Recorded data:
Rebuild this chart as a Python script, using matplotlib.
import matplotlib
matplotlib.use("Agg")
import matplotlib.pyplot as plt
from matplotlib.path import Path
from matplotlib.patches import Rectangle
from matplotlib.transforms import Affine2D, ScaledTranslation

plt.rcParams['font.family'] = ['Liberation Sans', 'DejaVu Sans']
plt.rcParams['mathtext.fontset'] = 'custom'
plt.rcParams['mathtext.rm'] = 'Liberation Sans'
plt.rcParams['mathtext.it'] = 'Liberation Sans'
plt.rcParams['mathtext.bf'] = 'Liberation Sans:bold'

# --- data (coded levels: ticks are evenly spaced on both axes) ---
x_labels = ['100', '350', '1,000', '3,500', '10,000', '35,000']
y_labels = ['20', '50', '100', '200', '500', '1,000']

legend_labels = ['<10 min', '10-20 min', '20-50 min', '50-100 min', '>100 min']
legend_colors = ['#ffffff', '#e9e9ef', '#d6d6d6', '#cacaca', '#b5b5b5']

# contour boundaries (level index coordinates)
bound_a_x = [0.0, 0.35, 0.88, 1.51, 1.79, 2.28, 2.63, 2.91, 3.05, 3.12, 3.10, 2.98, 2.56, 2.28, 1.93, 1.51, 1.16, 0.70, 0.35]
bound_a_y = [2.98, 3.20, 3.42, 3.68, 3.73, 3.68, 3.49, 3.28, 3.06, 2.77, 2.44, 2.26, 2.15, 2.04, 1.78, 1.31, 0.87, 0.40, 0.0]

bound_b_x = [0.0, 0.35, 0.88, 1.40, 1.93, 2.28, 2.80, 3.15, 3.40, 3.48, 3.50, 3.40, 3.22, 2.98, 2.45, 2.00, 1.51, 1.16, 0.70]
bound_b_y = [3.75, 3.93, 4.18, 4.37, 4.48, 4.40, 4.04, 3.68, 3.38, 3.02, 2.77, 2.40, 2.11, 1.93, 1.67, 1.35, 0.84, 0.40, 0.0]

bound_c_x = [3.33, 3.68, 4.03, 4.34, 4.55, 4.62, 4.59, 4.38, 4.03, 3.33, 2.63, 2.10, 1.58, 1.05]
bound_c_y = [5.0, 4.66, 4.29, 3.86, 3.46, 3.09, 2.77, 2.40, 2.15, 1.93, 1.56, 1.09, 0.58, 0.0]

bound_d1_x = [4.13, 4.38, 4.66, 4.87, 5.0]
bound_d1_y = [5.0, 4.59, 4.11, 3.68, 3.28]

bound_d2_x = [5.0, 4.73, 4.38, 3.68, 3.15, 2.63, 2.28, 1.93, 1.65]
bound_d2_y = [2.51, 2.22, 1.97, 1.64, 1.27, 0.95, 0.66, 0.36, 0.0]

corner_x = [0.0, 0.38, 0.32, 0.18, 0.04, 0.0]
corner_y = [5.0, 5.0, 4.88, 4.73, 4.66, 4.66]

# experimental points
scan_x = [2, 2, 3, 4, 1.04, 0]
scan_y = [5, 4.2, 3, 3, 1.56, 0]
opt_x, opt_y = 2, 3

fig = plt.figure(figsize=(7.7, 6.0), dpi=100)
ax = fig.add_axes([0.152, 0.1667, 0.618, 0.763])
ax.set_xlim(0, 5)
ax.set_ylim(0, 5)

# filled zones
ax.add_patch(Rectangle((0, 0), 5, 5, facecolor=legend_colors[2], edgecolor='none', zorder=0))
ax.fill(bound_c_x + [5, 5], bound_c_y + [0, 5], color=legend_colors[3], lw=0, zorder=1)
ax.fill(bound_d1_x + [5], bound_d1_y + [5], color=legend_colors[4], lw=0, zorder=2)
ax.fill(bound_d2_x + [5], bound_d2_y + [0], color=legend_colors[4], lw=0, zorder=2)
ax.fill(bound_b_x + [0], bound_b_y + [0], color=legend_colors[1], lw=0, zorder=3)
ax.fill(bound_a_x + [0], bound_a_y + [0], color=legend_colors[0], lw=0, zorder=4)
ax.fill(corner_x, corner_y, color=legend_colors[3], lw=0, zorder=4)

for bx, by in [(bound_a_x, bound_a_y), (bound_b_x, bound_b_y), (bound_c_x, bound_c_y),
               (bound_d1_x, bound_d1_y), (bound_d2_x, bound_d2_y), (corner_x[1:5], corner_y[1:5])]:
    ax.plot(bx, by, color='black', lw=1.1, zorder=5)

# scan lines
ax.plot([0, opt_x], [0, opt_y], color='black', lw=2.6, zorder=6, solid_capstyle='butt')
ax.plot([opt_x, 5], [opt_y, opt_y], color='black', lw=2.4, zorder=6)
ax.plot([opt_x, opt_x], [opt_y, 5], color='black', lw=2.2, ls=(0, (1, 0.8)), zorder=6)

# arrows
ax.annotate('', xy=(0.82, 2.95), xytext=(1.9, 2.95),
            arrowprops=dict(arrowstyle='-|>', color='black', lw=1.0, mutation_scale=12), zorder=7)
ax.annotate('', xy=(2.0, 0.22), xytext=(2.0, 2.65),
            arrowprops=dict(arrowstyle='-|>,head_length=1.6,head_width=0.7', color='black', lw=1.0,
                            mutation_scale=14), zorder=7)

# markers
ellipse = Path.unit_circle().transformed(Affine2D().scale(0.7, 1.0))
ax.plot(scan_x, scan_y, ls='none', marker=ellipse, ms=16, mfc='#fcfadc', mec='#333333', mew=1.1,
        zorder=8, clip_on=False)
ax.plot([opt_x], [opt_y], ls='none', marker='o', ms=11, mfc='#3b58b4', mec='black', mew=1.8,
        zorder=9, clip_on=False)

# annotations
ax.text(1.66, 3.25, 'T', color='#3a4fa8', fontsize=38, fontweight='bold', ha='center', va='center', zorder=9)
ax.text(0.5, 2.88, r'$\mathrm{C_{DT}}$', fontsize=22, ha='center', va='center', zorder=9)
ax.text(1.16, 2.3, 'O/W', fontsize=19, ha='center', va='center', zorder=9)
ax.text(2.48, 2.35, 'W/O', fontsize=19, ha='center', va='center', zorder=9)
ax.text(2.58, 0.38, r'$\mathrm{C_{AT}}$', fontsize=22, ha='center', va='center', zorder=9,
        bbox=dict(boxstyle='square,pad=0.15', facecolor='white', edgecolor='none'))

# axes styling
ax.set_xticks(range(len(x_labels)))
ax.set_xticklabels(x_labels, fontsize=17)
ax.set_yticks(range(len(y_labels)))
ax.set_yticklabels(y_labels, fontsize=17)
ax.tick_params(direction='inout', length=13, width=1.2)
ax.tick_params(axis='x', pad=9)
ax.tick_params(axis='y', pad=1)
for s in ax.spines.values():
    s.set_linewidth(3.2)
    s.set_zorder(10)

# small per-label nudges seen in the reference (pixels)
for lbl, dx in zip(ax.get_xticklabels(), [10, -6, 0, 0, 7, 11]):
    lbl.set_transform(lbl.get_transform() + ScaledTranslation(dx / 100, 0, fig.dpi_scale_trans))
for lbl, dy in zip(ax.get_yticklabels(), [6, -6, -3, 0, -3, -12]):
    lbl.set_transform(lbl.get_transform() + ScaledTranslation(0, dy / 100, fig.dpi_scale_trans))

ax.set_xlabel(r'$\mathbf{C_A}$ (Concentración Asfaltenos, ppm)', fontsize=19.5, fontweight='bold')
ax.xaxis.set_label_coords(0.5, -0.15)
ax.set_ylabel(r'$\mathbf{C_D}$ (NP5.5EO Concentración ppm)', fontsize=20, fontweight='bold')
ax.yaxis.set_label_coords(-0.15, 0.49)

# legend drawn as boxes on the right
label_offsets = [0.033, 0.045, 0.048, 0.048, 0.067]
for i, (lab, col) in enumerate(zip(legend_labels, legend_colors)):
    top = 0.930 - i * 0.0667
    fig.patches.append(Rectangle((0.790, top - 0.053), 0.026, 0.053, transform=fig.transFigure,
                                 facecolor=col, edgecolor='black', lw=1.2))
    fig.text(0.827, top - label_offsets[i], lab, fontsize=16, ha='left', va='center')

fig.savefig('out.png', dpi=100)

* * *

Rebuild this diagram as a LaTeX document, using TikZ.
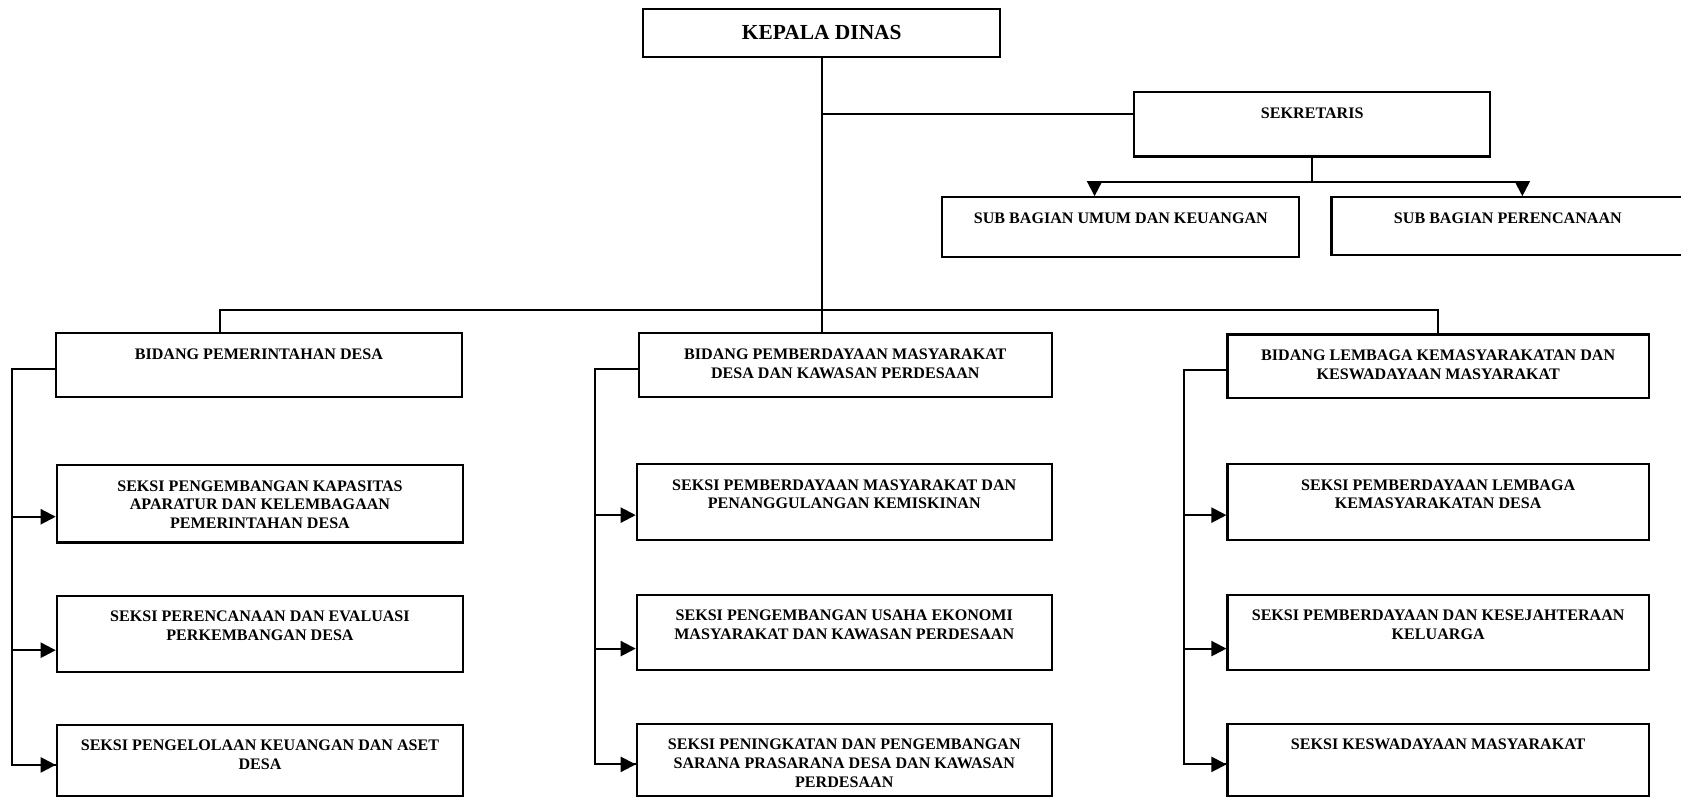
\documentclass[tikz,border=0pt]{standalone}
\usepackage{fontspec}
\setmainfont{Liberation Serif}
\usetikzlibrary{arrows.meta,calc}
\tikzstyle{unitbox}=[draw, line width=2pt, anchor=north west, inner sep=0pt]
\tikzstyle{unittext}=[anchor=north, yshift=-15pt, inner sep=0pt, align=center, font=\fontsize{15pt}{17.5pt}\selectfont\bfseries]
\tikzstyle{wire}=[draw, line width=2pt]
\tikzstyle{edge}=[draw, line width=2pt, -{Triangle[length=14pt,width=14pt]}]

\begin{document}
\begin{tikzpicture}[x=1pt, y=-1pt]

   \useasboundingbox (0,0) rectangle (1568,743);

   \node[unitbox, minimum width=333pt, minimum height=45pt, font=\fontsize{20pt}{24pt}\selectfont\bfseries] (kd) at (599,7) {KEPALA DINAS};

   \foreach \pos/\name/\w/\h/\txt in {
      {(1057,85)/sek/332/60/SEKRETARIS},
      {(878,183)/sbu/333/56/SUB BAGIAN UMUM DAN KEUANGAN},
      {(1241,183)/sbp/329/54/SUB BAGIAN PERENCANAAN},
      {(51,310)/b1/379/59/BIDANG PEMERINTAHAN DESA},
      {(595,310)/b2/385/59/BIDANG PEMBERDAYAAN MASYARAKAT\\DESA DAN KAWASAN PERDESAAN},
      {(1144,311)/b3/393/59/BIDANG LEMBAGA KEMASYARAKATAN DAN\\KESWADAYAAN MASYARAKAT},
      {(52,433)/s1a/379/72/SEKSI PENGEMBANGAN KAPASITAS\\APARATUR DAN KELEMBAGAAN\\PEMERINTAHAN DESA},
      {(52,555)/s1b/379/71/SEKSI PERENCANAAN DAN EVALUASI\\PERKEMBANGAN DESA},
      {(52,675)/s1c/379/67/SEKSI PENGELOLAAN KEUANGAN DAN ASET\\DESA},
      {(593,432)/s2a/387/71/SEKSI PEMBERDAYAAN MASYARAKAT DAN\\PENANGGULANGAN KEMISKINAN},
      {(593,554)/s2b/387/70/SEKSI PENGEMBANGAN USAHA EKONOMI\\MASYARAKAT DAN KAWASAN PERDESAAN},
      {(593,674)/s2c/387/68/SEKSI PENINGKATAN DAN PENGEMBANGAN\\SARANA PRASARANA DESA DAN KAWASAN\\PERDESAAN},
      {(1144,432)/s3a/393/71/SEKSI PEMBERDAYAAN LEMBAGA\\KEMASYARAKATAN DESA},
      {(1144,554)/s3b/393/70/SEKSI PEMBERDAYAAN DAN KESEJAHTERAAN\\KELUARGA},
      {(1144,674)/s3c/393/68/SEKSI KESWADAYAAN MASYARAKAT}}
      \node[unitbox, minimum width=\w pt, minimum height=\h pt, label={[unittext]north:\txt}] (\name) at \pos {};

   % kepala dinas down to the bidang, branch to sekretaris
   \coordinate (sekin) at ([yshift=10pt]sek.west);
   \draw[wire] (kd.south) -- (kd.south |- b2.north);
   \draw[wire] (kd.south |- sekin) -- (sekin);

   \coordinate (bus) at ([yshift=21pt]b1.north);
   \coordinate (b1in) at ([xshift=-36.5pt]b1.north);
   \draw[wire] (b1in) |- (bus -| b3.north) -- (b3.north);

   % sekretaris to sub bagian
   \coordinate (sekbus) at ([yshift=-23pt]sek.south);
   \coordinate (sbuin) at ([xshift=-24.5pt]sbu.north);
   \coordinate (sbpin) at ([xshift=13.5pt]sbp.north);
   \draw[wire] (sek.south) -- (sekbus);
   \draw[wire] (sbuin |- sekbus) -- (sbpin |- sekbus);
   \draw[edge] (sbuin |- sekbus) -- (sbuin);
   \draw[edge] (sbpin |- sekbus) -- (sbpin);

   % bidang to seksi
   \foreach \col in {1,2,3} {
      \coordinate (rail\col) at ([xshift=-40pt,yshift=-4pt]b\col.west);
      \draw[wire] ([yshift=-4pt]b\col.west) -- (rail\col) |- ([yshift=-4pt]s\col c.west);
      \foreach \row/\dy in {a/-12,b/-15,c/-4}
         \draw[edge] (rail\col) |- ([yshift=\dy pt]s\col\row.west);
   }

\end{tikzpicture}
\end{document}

## [Exercise]
Please quote only the span of lines whose first line contains "Rebuild this diagram" and whose last line contains "minimum width=333pt, minimum", leaving every picture out.

## [Answer]
Rebuild this diagram as a LaTeX document, using TikZ.
\documentclass[tikz,border=0pt]{standalone}
\usepackage{fontspec}
\setmainfont{Liberation Serif}
\usetikzlibrary{arrows.meta,calc}
\tikzstyle{unitbox}=[draw, line width=2pt, anchor=north west, inner sep=0pt]
\tikzstyle{unittext}=[anchor=north, yshift=-15pt, inner sep=0pt, align=center, font=\fontsize{15pt}{17.5pt}\selectfont\bfseries]
\tikzstyle{wire}=[draw, line width=2pt]
\tikzstyle{edge}=[draw, line width=2pt, -{Triangle[length=14pt,width=14pt]}]

\begin{document}
\begin{tikzpicture}[x=1pt, y=-1pt]

   \useasboundingbox (0,0) rectangle (1568,743);

   \node[unitbox, minimum width=333pt, minimum height=45pt, font=\fontsize{20pt}{24pt}\selectfont\bfseries] (kd) at (599,7) {KEPALA DINAS};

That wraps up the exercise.